The opinion of the court was delivered by
Burch, J.:The action was one to foreclose a real-estate mortgage. The mortgagee was awarded a first lien, and a defendant holding a mechanics’ lien appeals. The question is whether the court erred in rendering judgment on the pleadings and an agreed statement of facts.
Carleton purchased from the lumber company material which' he used in the erection of a dwelling house. The lumber company filed a mechanics’ lien. Carleton desired to borrow money from the building and loan association, to be secured by real-estate mortgage. The building and loan association required a waiver of priority so that its mortgage would be a first lien. The manager of the building and loan association and the manager of the lumber company discussed the subject, and the required waiver was executed by the lumber company and delivered to the building and loan association. The building and loan association completed its *585arrangement with Carleton, filed its mortgage for record and paid the proceeds of the loan to Carleton. Carleton failed to pay the lumber company.
The petition of the building and loan association was in the usual form. Carleton defaulted. The answer of the lumber company alleged that the building and loan association agreed the lumber company should be paid from the' proceeds of the loan to Carleton; that the lumber company relied on the agreement when the written waiver was executed; that the agreement constituted the sole consideration for execution of the waiver; and that instead of paying the lumber company the building and loan association wrongfully diverted the funds to other uses. The lumber company pleaded its mechanics’ lien and prayed for foreclosure and a first lien. The reply denied responsibility of the building and loan association for the lumber company’s failure to obtain satisfaction of its lien.

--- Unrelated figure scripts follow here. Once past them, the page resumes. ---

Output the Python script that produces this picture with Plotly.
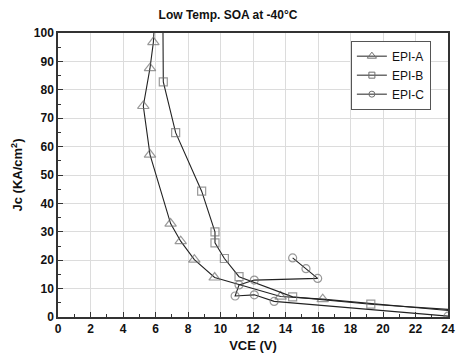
import plotly.graph_objects as go

# EPI-A (triangles)
epi_a_x = [5.95, 5.87, 5.66, 5.25, 5.66, 6.93, 7.55, 8.39, 9.64, 13.7, 16.29, 24.0]
epi_a_y = [105.0, 96.8, 87.6, 74.3, 57.2, 32.9, 26.7, 20.2, 13.9, 7.2, 6.3, 2.3]
epi_a_show = [0, 1, 1, 1, 1, 1, 1, 1, 1, 1, 1, 0]

# EPI-B (squares)
epi_b_x = [6.45, 6.48, 7.24, 8.84, 9.66, 9.66, 10.24, 11.14, 14.44, 19.25, 24.0]
epi_b_y = [110.0, 82.8, 64.9, 44.3, 30.0, 26.1, 20.6, 14.2, 7.1, 4.5, 2.7]
epi_b_show = [0, 1, 1, 1, 1, 1, 1, 1, 1, 1, 0]

# EPI-C (circles)
epi_c_x = [14.44, 15.26, 15.98, 12.08, 11.14, 10.9, 12.08, 13.3, 24.0]
epi_c_y = [20.8, 17.0, 13.6, 13.0, 11.3, 7.4, 7.8, 5.5, 0.3]
epi_c_show = [1, 1, 1, 1, 1, 1, 1, 1, 1]

series = [
    ("EPI-A", epi_a_x, epi_a_y, epi_a_show, "triangle-up-open", 10),
    ("EPI-B", epi_b_x, epi_b_y, epi_b_show, "square-open", 8),
    ("EPI-C", epi_c_x, epi_c_y, epi_c_show, "circle-open", 8),
]

LINE = "#222222"
MK = "#6e6e6e"
FONT = "Arial, Liberation Sans, sans-serif"

fig = go.Figure()
for name, xs, ys, show, sym, sz in series:
    fig.add_trace(go.Scatter(
        x=xs, y=ys, mode="lines+markers", name=name, showlegend=False,
        line=dict(color=LINE, width=1.1),
        marker=dict(symbol=sym, size=[sz * s for s in show],
                    color=MK, line=dict(color=MK, width=1.2)),
    ))
for name, xs, ys, show, sym, sz in series:
    fig.add_trace(go.Scatter(
        x=[None], y=[None], mode="lines+markers", name=name,
        line=dict(color=LINE, width=1),
        marker=dict(symbol=sym, size=sz - 2, color=MK,
                    line=dict(color=MK, width=1)),
    ))

axis_common = dict(
    showline=True, linecolor="#333333", linewidth=1.5, mirror=True,
    showgrid=True, gridcolor="#dcdcdc", gridwidth=1,
    ticks="inside", ticklen=5, tickcolor="#333333", tickwidth=1,
    zeroline=False, automargin=False,
    tickfont=dict(family=FONT, size=12, color="#111111", weight="bold"),
)

fig.update_xaxes(range=[0, 24], dtick=2, tick0=0,
                 minor=dict(dtick=1, ticks="inside", ticklen=3, tickcolor="#333333", showgrid=False),
                 title=dict(text="VCE (V)", font=dict(family=FONT, size=13, color="#111111", weight="bold"), standoff=6),
                 **axis_common)
fig.update_yaxes(range=[0, 100], dtick=10, tick0=0,
                 minor=dict(dtick=5, ticks="inside", ticklen=3, tickcolor="#333333", showgrid=False),
                 title=dict(text="Jc (KA/cm<sup>2</sup>)", font=dict(family=FONT, size=13, color="#111111", weight="bold"), standoff=8),
                 **axis_common)

fig.update_layout(
    width=456, height=358,
    margin=dict(l=58, r=8, t=33, b=41, pad=0),
    paper_bgcolor="white", plot_bgcolor="white",
    title=dict(text="Low Temp. SOA at -40°C", x=0.5, xanchor="center", y=0.958, yanchor="middle",
               font=dict(family=FONT, size=12, color="#111111", weight="bold")),
    legend=dict(x=0.751, y=0.973, xanchor="left", yanchor="top",
                bgcolor="white", bordercolor="#555555", borderwidth=1,
                font=dict(family=FONT, size=12, color="#111111"),
                itemwidth=30, tracegroupgap=0),
    showlegend=True,
)

fig.write_html("out.html")
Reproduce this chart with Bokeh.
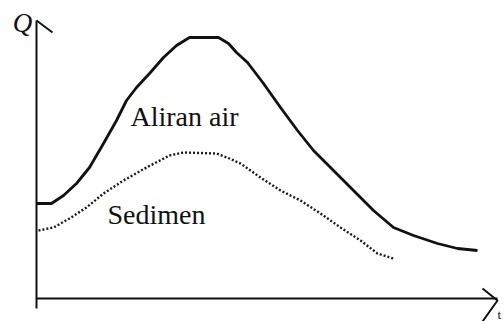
from bokeh.plotting import figure
from bokeh.models import Range1d
from bokeh.core.properties import value
from bokeh.embed import file_html
from bokeh.resources import INLINE

# Hydrograph: discharge (Aliran air) and sediment load (Sedimen) over time
flow_t = [0.0, 1.5, 2.7, 4.0, 5.3, 6.7, 8.0, 9.0, 10.0, 11.3, 12.7, 14.0, 15.3,
          18.2, 19.2, 20.0, 21.1, 22.7, 24.4, 26.1, 27.7, 29.7, 31.7, 33.7,
          35.7, 37.7, 40.1, 42.1, 44.1]
flow_q = [9.5, 9.5, 10.3, 11.5, 13.1, 15.5, 17.8, 19.8, 21.1, 22.5, 24.1, 25.3,
          26.1, 26.1, 25.5, 24.6, 23.6, 21.5, 19.1, 16.8, 14.8, 12.8, 10.8, 8.8,
          7.1, 6.3, 5.5, 5.0, 4.8]

sed_t = [0.2, 1.7, 3.3, 5.0, 6.7, 8.7, 11.0, 13.3, 14.7, 18.0, 19.3, 20.4,
         22.4, 24.4, 26.4, 28.4, 30.4, 32.4, 34.1, 35.7]
sed_q = [6.8, 7.1, 8.0, 9.1, 10.5, 11.8, 13.1, 14.3, 14.6, 14.5, 14.0, 13.5,
         12.1, 10.8, 9.8, 8.5, 7.1, 5.8, 4.5, 4.0]

ink = "#111111"
serif = value("Liberation Serif")

p = figure(width=504, height=321, output_backend="svg", toolbar_location=None,
           x_range=Range1d(-3.6, 46.8), y_range=Range1d(-2.3, 29.8),
           min_border=0, background_fill_color="white",
           border_fill_color="white", outline_line_color=None)
p.axis.visible = False
p.grid.visible = False

# hand-drawn axes with arrow heads
p.line([0, 0], [-1.0, 27.8], line_color=ink, line_width=2)
p.line([0, 1.6], [27.8, 26.6], line_color=ink, line_width=2)
p.line([0, 46.1], [0, 0], line_color=ink, line_width=2)
p.line([44.6, 46.1, 44.6], [1.0, -0.2, -2.3], line_color=ink, line_width=2)

# curves
p.line(flow_t, flow_q, line_color=ink, line_width=2.8, line_join="round")
p.line(sed_t, sed_q, line_color="#221616", line_width=2.4, line_dash="2 2")

# curve labels
p.text([9.4], [17.1], text=["Aliran air"], text_font=serif,
       text_font_style="normal", text_font_size="28px", text_align="left",
       text_baseline="middle", y_offset=-11, text_color=ink)
p.text([7.1], [7.3], text=["Sedimen"], text_font=serif,
       text_font_style="normal", text_font_size="28px", text_align="left",
       text_baseline="middle", y_offset=-11, text_color=ink)

# axis labels
p.text([46.1], [-1.6], text=["t"], text_font=serif, text_font_size="13px",
       text_align="left", text_baseline="middle", text_color=ink)
p.text([-1.4], [27.6], text=["Q"], text_font=serif, text_font_style="italic",
       text_font_size="27px", text_align="center", text_baseline="middle",
       text_color=ink)

open("out.html", "w").write(file_html(p, INLINE))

When the case was called for trial the attorneys for the contesting parties presented to the court an agreed statement of facts which was read into the record. The agreed statement of facts recited execution of the loan company’s waiver of priority of lien but contained nothing regarding the circumstances under which the waiver was executed. The building and loan association moved for judgment on the pleadings and the agreed statement of facts. The motion was allowed and judgment was rendered for foreclosure of the mortgage and of the mechanics’ lien. The mortgagee’s judgment was ordered to be paid first out of the proceeds of sale.
Judgment was rendered on November 2, 1927. On November 3 the lumber company filed a motion for new trial. One of the grounds for new trial was that the lumber company was not afforded reasonable opportunity to present its evidence and to be heard on the merits. The motion for new trial lay dormant until a motion to confirm the sale of the real estate, made pursuant to the judgment, was heard on April 9, 1928.- On that day a statement signed by the attorneys for the contesting parties was filed which, after identifying the case and the judgment, read as follows:
“1. That the stipulation filed in this case was intended to cover certain facts only, and that the balance of the facts were to be submitted for1 determination by a jury; that there was no agreed statement of facts purporting to cover all the facts, filed in the case, and that only the stipulation as above stated was filed in the case; that where the journal entry reads agreed statement of facts, is meant the stipulation above described.

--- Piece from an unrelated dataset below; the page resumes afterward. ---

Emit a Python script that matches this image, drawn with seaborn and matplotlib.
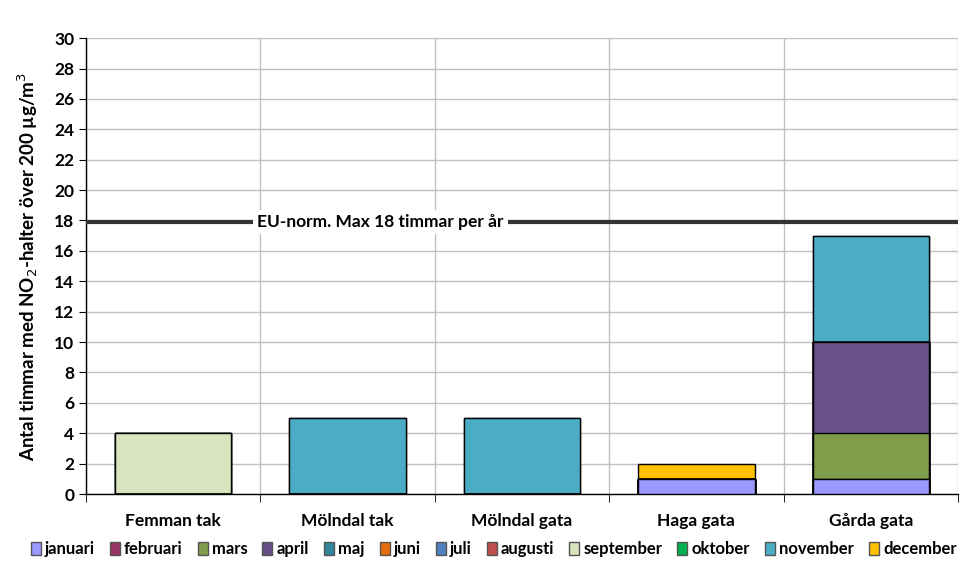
import pandas as pd
import seaborn as sns
import matplotlib.pyplot as plt
from matplotlib.patches import Patch

# stations and monthly hour counts (NO2 > 200 ug/m3)
stations = ["Femman tak", "Mölndal tak", "Mölndal gata", "Haga gata", "Gårda gata"]
months = ["januari", "februari", "mars", "april", "maj", "juni", "juli",
          "augusti", "september", "oktober", "november", "december"]
month_colors = ["#9999FF", "#993366", "#7F9D4A", "#685088", "#31849B", "#E46C0A",
                "#4F81BD", "#C0504D", "#D8E4BD", "#00B050", "#4BACC6", "#FFC000"]

januari = [0, 0, 0, 1, 1]
februari = [0, 0, 0, 0, 0]
mars = [0, 0, 0, 0, 3]
april = [0, 0, 0, 0, 6]
maj = [0, 0, 0, 0, 0]
juni = [0, 0, 0, 0, 0]
juli = [0, 0, 0, 0, 0]
augusti = [0, 0, 0, 0, 0]
september = [4, 0, 0, 0, 0]
oktober = [0, 0, 0, 0, 0]
november = [0, 5, 5, 0, 7]
december = [0, 0, 0, 1, 0]

eu_limit = 17.9
eu_text = "EU-norm. Max 18 timmar per år"

df = pd.DataFrame({"station": stations, "januari": januari, "februari": februari,
                   "mars": mars, "april": april, "maj": maj, "juni": juni,
                   "juli": juli, "augusti": augusti, "september": september,
                   "oktober": oktober, "november": november, "december": december})
cum = df[months].cumsum(axis=1)

plt.rcParams['font.family'] = ['Lato', 'DejaVu Sans']
fig = plt.figure(figsize=(9.68, 5.78), dpi=100)
ax = fig.add_axes([0.0888, 0.1453, 0.9009, 0.7887])

# stacked bars: draw cumulative totals from top month down
for m, c in reversed(list(zip(months, month_colors))):
    sns.barplot(x=df["station"], y=cum[m], color=c, width=0.667,
                edgecolor="black", linewidth=1, saturation=1, ax=ax, zorder=3)

ax.axhline(eu_limit, color="#333333", linewidth=3, zorder=4)
ax.text(1.19, eu_limit, eu_text, ha="center", va="center", fontsize=12.5,
        fontweight="bold", zorder=5,
        bbox=dict(facecolor="white", edgecolor="none", pad=3))

ax.set_ylim(0, 30)
ax.set_xlim(-0.5, 4.5)
ax.set_yticks(range(0, 31, 2))
ax.set_xticks(range(5))
ax.set_xticks([i - 0.5 for i in range(6)], minor=True)
ax.set_xticklabels(stations, fontweight="bold", fontsize=12.5)
ax.tick_params(axis="x", which="major", length=0, pad=14)
ax.tick_params(axis="x", which="minor", length=6, direction="out")
ax.tick_params(axis="y", length=5, direction="out", labelsize=12.5)
for lab in ax.get_yticklabels():
    lab.set_fontweight("bold")

ax.grid(False)
ax.yaxis.grid(True, color="#c0c0c0", linewidth=1, zorder=0)
ax.xaxis.grid(True, which="minor", color="#c0c0c0", linewidth=1, zorder=0)
ax.set_axisbelow(True)
for s in ["top", "right"]:
    ax.spines[s].set_visible(False)
for s in ["left", "bottom"]:
    ax.spines[s].set_color("black")
    ax.spines[s].set_linewidth(1)

ax.set_xlabel("")
ax.set_ylabel("Antal timmar med NO$_2$-halter över 200 µg/m$^3$",
              fontweight="bold", fontsize=13.5, labelpad=10)

handles = [Patch(facecolor=c, edgecolor="#555555", label=m)
           for m, c in zip(months, month_colors)]
fig.legend(handles=handles, loc="lower center", ncol=12, frameon=False,
           bbox_to_anchor=(0.51, 0.01), prop={"weight": "bold", "size": 12},
           handlelength=0.6, handleheight=0.9, handletextpad=0.25,
           columnspacing=0.9)

fig.savefig("out.png", dpi=100)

“2. That the court sustained the motion for judgment on the pleadings *586and the stipulation of defendant lumber company, and rejected testimony offered to prove the circumstances under which the waiver was signed by the. Hardman Lumber Company.
“3. That a jury of twelve men were properly impaneled and sworn to try the case, and the defendant Hardman Lumber and Coal Company was ready to make its opening statement to said juiy at the time the motion for judgment on the pleadings and stipulation was filed.”
The motion for new trial was denied, the motion to confirm the sale was allowed, and the lumber company appealed. One of the grounds of appeal stated in the notice of appeal is the following:
“Sustaining the objections of the plaintiff to the introduction of evidence in support of the answer and cross petition of the said Hardman Lumber and Coal Company . . .”
The court was authorized to render the judgment which was rendered unless the agreed statement of facts read into the record at the beginning of the trial was supplemented by evidence defeating effectiveness of the waiver. The agreed statement did not recite that it was limited to certain facts only, and that -the parties were at liberty to introduce evidence respecting subjects not covered by the agreed statement. Execution of the waiver of lien was expressly admitted in the agreed statement without suggestion that effectiveness of the waiver was to be contested by proof of circumstances under which the instrument was executed. The journal entry of judgment does not disclose that the limited character of the agreed statement was brought to the attention of the trial court at the beginning of the trial — the only stage of the proceedings at which the matter was material. The journal entry of judgment does not show that the lumber company asked leave to offer evidence, or that any offered testimony was rejected. At the hearing on the motion for new trial no showing was made by affidavit of witnesses or otherwise of what the lumber company might have proved if it had-offered testimony. The recital relating to rejection of testimony contained in paragraph 2 of the attorneys’ statement filed April 9, 1928, was not in accord with the recitals of the journal of the court. The court knew what occurred at the trial. No motion was made to correct the record, and this court is bound by the record. The result is the motion for new trial was 'properly denied, and the ground of appeal stated in the notice of appeal and noted above has no support in the record.
There is nothing else of importance in the case, and the judgment of the district court is affirmed.